フィリベルトがくーちゃんにご飯を上げてくれると言うので彼に任せて、わたしはダイニングテーブルにつく。
メイドが料理を乗せたワゴンを運んできて、美味しそうな夕食が並べられていく。
……料理人も雇ってくれていた伯父様、本当にありがとう!
家族全員前世の記憶があるので、当面自分たちで作ればいいよね~と軽いノリで料理人を連れてこなかったのだが、これだけ使用人がいたら料理人がいないときつい。
明日会う予定の、まだ見ぬシュティリエ国王の顔を想像して、わたしは伯父様と料理人、そして農家の皆様に感謝しつつ手を合わせる。
この世界は手を合わせて「いただきます」をする文化はないんだけど、前世の記憶を思い出してからは、家族全員がついつい前世と同じ感じで両手を合わせていた。
「「「「いただきまーす」」」」
四人の声がハモる。
「そう言えばお母様、伯父様には子供が二人いるのよね?」
「そうよ、男の子が二人。わたくしも会ったことはないけど、上の子が二十一歳で、下の子が十八歳だったかしら。……ただ」
お母様はそこで顔を曇らせた。
「第一王子には、会えないと思うわ。王太子……第二王子には会えるでしょうけど」
うん?
ちょっと待って。
お母様、何気にさらりと言ったけど、王太子は第二王子なの?
「第二王子が王太子ってことは、もしかして、王家のスキャンダル的な……」
「何を想像しているのか知らないけど、第一王子も第二王子もお義姉様――王妃様の子よ。いろいろあるのよ。ここでは詳しいことは言えないんだけど、第一王子……、ライナルトには、王位を継げない理由が、ね」
これはあまり深く聞かない方がいいやつだなと頷きかけたわたしは、「ライナルト」という名前に聞き覚えがある気がして「うん?」と首をひねった。
何か、忘れているような気がするんだけど、何だったかしら……?
「あれからもう二十一年だもんな」
「ええそうね、もう二十一年ですものね。……ライナルト、あとどのくらい持つのかしら」
お父様とお母様が神妙な顔をしてこそこそ言っている。
お兄様は伯父様一家の話よりももちゃもちゃとリンゴを食べているくーちゃんの方が気になるようで、まったく会話に入ってこない。
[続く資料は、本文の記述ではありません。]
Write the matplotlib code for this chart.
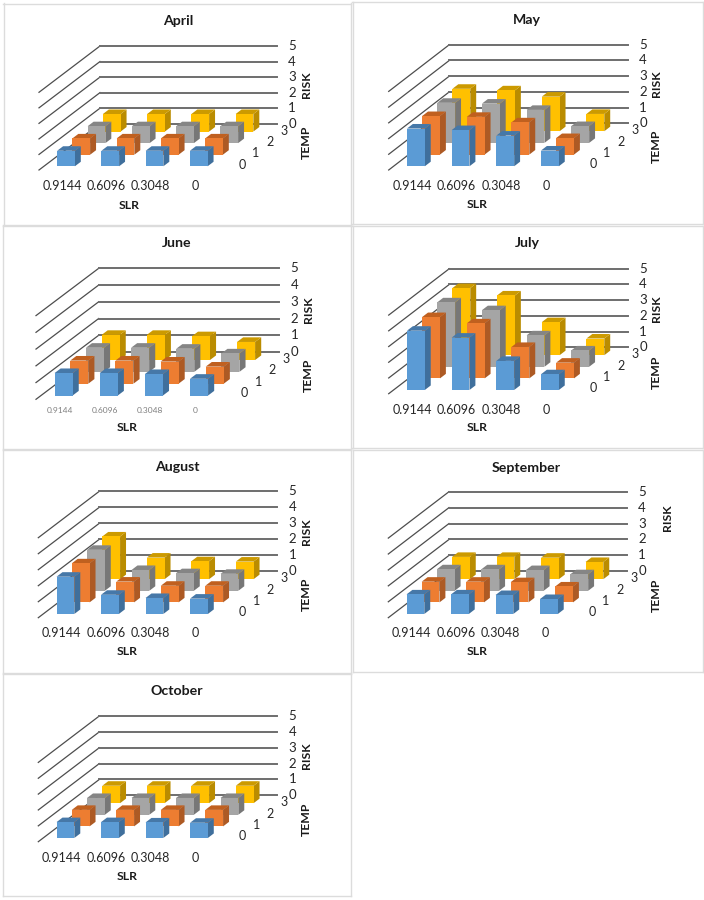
import matplotlib
matplotlib.use('Agg')
import matplotlib.pyplot as plt
from matplotlib.patches import Polygon

plt.rcParams['font.family'] = ['Lato', 'DejaVu Sans']

slr_labels = ['0.9144', '0.6096', '0.3048', '0']
temp_labels = ['0', '1', '2', '3']
risk_ticks = [0, 1, 2, 3, 4, 5]

# risk by TEMP row, each list runs over the SLR categories
april = [[1.0, 1.0, 1.0, 1.0], [1.05, 1.05, 1.05, 1.05], [1.09, 1.09, 1.09, 1.09], [1.13, 1.13, 1.13, 1.13]]
may = [[2.4, 2.3, 1.95, 1.0], [2.45, 2.4, 2.05, 1.05], [2.55, 2.5, 2.1, 1.07], [2.7, 2.6, 2.2, 1.1]]
june = [[1.34, 1.34, 1.28, 1.0], [1.38, 1.38, 1.32, 1.02], [1.44, 1.44, 1.38, 1.1], [1.5, 1.5, 1.42, 1.08]]
july = [[3.77, 3.33, 1.85, 1.0], [3.9, 3.5, 2.0, 1.0], [4.1, 3.6, 2.0, 1.04], [4.27, 3.8, 2.1, 1.06]]
august = [[2.33, 1.2, 1.0, 0.96], [2.44, 1.3, 1.04, 1.04], [2.56, 1.3, 1.1, 1.06], [2.67, 1.35, 1.12, 1.1]]
september = [[1.23, 1.23, 1.19, 0.94], [1.3, 1.3, 1.27, 1.0], [1.35, 1.35, 1.3, 1.04], [1.4, 1.4, 1.35, 1.08]]
october = [[1.0, 1.0, 0.98, 0.96], [1.04, 1.04, 1.04, 1.04], [1.06, 1.06, 1.06, 1.06], [1.1, 1.1, 1.1, 1.1]]

# front, side and top colour of each TEMP row
front_colors = ['#5B9BD5', '#ED7D31', '#A5A5A5', '#FFC000']
side_colors = ['#3F6F9C', '#AD5A24', '#777777', '#BA8C00']
top_colors = ['#4678A8', '#C0601F', '#858585', '#CC9A00']

W, H = 704, 900

# layout in image pixels
panels = [
    dict(name='April', data=april, box=(3.5, 3.5, 351, 225), back=100, right=277, y5=46, y0=123.7,
         fx=39, fy=170, title=(178, 21), slr=186, slr_t=(128.7, 205.3), risk=(306.7, 84.3), temp=(306.7, 142.7)),
    dict(name='May', data=may, box=(352.5, 2, 703, 224), back=449.3, right=628, y5=44.7, y0=123.3,
         fx=388.7, fy=170, title=(527, 20), slr=185.7, slr_t=(477, 204.3), risk=(656.3, 83.3), temp=(656.3, 146.7)),
    dict(name='June', data=june, box=(3, 226, 351, 449), back=98.7, right=279.3, y5=268.3, y0=352,
         fx=36, fy=399.3, title=(177, 243), slr=410.3, slr_t=(126.7, 427.7), risk=(308.3, 310), temp=(308.3, 375),
         small=True),
    dict(name='July', data=july, box=(352.5, 226, 703, 448), back=449.3, right=628, y5=268.7, y0=347.3,
         fx=388.7, fy=393.7, title=(527, 243.3), slr=410, slr_t=(477, 427.7), risk=(656.3, 308.7), temp=(656.3, 372.7)),
    dict(name='August', data=august, box=(3, 450, 351, 673), back=99.3, right=277.3, y5=491.3, y0=571.3,
         fx=38.3, fy=617.7, title=(177, 467), slr=633, slr_t=(127.3, 651.7), risk=(306.3, 531.3), temp=(306.3, 594)),
    dict(name='September', data=september, box=(353, 450, 703, 672), back=449, right=627, y5=491.7, y0=571.3,
         fx=388.3, fy=617.7, title=(526, 467.7), slr=633, slr_t=(477, 651.7), risk=(667, 518), temp=(656.3, 595)),
    dict(name='October', data=october, box=(3, 674, 351, 896), back=99.3, right=277.3, y5=716, y0=795.3,
         fx=38.3, fy=841.7, title=(177, 691), slr=858, slr_t=(127, 876), risk=(306.3, 755.3), temp=(306.3, 819.7)),
]

text_color = '#262626'


def draw_panel(fig, p):
    x0, y0, x1, y1 = p['box']
    ax = fig.add_axes([x0 / W, 1 - y1 / H, (x1 - x0) / W, (y1 - y0) / H])
    ax.set_xlim(x0, x1)
    ax.set_ylim(y1, y0)
    ax.set_xticks([])
    ax.set_yticks([])
    for s in ax.spines.values():
        s.set_color('#dcdcdc')
        s.set_linewidth(1)

    unit = (p['y0'] - p['y5']) / 5
    cat_w = (p['right'] - p['back']) / 4
    row_dx = (p['fx'] - p['back']) / 4
    row_dy = (p['fy'] - p['y0']) / 4

    # cat and row measured from the front left corner of the floor
    def project(cat, row, risk):
        return (p['fx'] + cat * cat_w - row * row_dx, p['fy'] + row * row_dy * -1 - risk * unit)

    for r in risk_ticks:
        xb, yb = project(0, 4, r)
        xf, yf = project(0, 0, r)
        ax.plot([xb, xf], [yb, yf], color='#4d4d4d', lw=0.9, zorder=1)
        ax.plot([xb, p['right']], [yb, yb], color='#6e6e6e', lw=1.4, zorder=1)
        ax.text(p['right'] + 15, yb, str(r), ha='center', va='center', fontsize=9.5, color=text_color)

    # yellow row at the back first, blue row last
    for row in range(3, -1, -1):
        for cat in range(3, -1, -1):
            v = p['data'][row][cat]
            c0, c1 = cat + 0.3, cat + 0.7
            r0, r1 = row + 0.32, row + 0.71
            fl, fr = project(c0, r0, 0), project(c1, r0, 0)
            tl, tr = project(c0, r0, v), project(c1, r0, v)
            br, bt = project(c1, r1, 0), project(c1, r1, v)
            bl = project(c0, r1, v)
            z = 10 + (3 - row) * 10 - cat
            ax.add_patch(Polygon([fr, br, bt, tr], fc=side_colors[row], ec='none', zorder=z))
            ax.add_patch(Polygon([tl, tr, bt, bl], fc=top_colors[row], ec='none', zorder=z))
            ax.add_patch(Polygon([fl, fr, tr, tl], fc=front_colors[row], ec='none', zorder=z))

    for i, lab in enumerate(slr_labels):
        x = project(i + 0.52, 0, 0)[0]
        if p.get('small'):
            ax.text(x, p['slr'], lab, ha='center', va='center', fontsize=6, color='#7f7f7f')
        else:
            ax.text(x, p['slr'], lab, ha='center', va='center', fontsize=9, color=text_color)

    # TEMP ticks step up to the right, next to the floor
    for i, lab in enumerate(temp_labels):
        ax.text(p['right'] - 35 + i * 14, p['y0'] + 41 - i * 11.3, lab, ha='center', va='center',
                fontsize=9, color=text_color)

    ax.text(p['title'][0], p['title'][1], p['name'], ha='center', va='center', fontsize=10.2,
            fontweight='bold', color='#1a1a1a')
    ax.text(p['slr_t'][0], p['slr_t'][1], 'SLR', ha='center', va='center', fontsize=8.8,
            fontweight='bold', color='#1a1a1a')
    ax.text(p['risk'][0], p['risk'][1], 'RISK', ha='center', va='center', rotation=90, fontsize=8.8,
            fontweight='bold', color='#1a1a1a')
    ax.text(p['temp'][0], p['temp'][1], 'TEMP', ha='center', va='center', rotation=90, fontsize=8.8,
            fontweight='bold', color='#1a1a1a')


fig = plt.figure(figsize=(7.04, 9), dpi=100, facecolor='white')
for p in panels:
    draw_panel(fig, p)
fig.savefig('out.png', dpi=100)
……お兄様、でれっでれね。溶けかけのアイスクリームよりでれっでれだわ。そんな締まりのない顔がもし女の子たちに見られたりしたら、ドン引きされると思うわよ。
お兄様のことは放置して、わたしは妙に頭の中に引っかかっている「ライナルト」という単語を思い出そうとしたのだけれど、どうしても思い出せなかった。
思い出せないと言うことは、それほど重要なことではないのかもしれない。
いやでも、わたしの本能が、思い出せと言っている気がするから、やっぱり重要なことなのだろうか。
うーんうーんと唸っていると、唸り声に気づいたお兄様が「腹でも痛いのか?」と訊いてきた。
違うわよ!
食事メニューをおかゆに変えられる前に、わたしは慌てて食事を再開する。
結局この日は「ライナルト」について、何も思い出せずに終わってしまった。